Woody Allen’s films are pretty polarizing — you are either from that side of the world that loves them or you don’t care for his brand of humor. If I had to choose, I’d probably put myself in the latter camp, although I’d probably defer my decision until I had an opportunity to see more of his films. I’ve been told that most of the greats I haven’t seen. Anyhow, something drew me to Melinda and Melinda. The fact that Will Ferrell was in the movie and he wasn’t playing one of those over the top goofball characters pushed me over the edge. I’m glad I took a chance on this one.

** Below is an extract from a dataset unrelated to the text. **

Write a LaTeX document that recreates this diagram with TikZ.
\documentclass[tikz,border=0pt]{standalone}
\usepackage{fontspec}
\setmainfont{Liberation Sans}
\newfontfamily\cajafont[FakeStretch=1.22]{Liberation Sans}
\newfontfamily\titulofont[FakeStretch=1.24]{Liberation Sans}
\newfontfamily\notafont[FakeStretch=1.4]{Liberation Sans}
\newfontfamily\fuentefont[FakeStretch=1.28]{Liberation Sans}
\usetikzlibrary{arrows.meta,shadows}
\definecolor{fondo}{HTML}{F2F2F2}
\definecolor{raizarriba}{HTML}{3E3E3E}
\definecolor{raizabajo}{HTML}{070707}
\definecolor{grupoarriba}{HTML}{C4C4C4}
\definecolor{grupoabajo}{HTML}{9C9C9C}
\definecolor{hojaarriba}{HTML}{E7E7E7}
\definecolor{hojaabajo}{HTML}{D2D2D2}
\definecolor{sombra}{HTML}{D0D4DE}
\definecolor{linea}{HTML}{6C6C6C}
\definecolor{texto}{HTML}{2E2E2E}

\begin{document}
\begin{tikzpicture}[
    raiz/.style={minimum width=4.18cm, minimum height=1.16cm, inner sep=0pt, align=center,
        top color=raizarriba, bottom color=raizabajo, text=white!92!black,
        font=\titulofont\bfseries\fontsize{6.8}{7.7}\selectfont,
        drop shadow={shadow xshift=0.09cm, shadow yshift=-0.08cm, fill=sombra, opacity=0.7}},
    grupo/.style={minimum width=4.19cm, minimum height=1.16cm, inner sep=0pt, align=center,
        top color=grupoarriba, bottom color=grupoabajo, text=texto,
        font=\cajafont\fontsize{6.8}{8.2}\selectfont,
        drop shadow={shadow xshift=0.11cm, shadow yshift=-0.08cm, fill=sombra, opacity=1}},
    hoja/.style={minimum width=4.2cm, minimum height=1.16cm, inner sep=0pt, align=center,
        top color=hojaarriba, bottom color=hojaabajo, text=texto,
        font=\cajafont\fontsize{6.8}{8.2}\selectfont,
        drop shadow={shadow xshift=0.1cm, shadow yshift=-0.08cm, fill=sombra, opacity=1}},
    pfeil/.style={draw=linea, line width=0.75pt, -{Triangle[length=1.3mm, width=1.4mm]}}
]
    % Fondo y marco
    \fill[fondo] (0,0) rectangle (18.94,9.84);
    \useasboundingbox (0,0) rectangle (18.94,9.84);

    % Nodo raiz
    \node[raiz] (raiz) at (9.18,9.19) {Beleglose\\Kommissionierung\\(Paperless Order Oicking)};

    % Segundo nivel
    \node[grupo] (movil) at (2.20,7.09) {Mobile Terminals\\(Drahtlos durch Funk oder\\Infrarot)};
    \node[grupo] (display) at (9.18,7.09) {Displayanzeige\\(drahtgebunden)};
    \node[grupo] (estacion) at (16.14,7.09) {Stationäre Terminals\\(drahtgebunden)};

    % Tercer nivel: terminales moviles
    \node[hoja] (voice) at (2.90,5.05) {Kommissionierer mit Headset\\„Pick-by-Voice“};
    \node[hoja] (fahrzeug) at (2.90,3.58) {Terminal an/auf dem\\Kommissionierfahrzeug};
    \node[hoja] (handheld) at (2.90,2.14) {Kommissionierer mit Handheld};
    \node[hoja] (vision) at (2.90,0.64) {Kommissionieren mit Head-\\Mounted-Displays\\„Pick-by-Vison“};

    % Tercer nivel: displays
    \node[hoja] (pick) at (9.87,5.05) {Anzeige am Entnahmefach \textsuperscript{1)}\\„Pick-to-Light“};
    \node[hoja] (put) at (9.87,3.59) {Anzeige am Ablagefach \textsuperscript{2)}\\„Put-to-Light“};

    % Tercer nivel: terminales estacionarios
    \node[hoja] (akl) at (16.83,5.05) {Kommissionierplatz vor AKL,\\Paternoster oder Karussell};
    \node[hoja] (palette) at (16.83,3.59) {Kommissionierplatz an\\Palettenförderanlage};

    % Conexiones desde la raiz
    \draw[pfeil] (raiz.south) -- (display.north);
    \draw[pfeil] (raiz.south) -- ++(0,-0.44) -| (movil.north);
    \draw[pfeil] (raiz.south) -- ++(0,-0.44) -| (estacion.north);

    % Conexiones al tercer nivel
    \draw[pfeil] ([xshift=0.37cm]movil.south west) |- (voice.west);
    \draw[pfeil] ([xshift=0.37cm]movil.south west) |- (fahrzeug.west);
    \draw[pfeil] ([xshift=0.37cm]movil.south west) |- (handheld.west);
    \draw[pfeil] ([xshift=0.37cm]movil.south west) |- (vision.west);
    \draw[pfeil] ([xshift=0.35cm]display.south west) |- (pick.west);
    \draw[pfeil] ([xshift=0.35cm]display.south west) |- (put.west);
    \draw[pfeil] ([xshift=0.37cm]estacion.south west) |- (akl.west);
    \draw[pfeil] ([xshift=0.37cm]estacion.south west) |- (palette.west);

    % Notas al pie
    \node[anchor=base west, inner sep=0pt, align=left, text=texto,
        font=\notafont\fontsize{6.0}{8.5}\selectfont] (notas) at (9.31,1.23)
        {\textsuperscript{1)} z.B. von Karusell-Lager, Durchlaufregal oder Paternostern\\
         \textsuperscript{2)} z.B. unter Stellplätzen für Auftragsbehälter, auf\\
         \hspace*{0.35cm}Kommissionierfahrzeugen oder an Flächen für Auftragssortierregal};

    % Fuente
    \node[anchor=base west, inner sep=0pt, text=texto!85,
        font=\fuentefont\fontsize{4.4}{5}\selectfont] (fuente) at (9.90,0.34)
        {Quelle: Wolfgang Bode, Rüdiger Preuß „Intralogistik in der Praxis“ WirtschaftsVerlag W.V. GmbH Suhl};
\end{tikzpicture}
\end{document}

Melinda and Melinda is a film about two writers who are discussing their philosophical approaches to film while out eating dinner with friends. One feels that comedy is the more genuine human emotion (Wallace Shawn) while the other (Larry Pine) feels that tragedy is more stirring. In what plays out as somewhat of an experiment, working from the same plot, both writers proceed to build the story out — with one the story a comedic slant and the other giving it much more tragic feel. The results are pretty funny and actually pretty engaging — especially compared to Allen’s other films, which always struck me as being heavy on humor and witty (and wordy) dialogue, but not much in the way of character development. This is not a stark change from other films, but during this film, I was very curious to find out how each story was resolved. One interesting note: different casts are used to carry out each story with the exception of the title role which is played in both stories by Radha Mitchell.
Initially I was a bit let down by Will Ferrell’s role. You could almost see Woody’s reflection on the mirrors of some shots as Ferrell’s character seems to be doing his best Woody Allen imitation through most of the film. However, as the story moves forward, Ferrell has funniest lines and reactions in the movie. I still want to see him in a serious role (a la Jim Carrey in Eternal Sunshine) but, as I found myself laughing out loud watching the DVD, I’m glad he didn’t choose this film to do it.
As with any Woody Allen film, the cast is a solid crew of faces you’ll have seen before. Steve Carell even makes a small appearance. The dialogue is a bit heavy on the ‘posh-new-yorker-talkin-about-my-entertainment-industry-job’ side, but the overall story is easy to follow and rewards the viewer who pays close attention to subtle differences in how each writer plays out his story.
I was pleasantly surprised by this film and after seeing it, I immediately put Match Point in the queue. (I might become a fan of Woody Allen’s films yet.) This film is smart, funny and intriguing. If the idea of watching a tragedy and a comedy alternate turns and play out on the same screen entices you in any way, check this one out.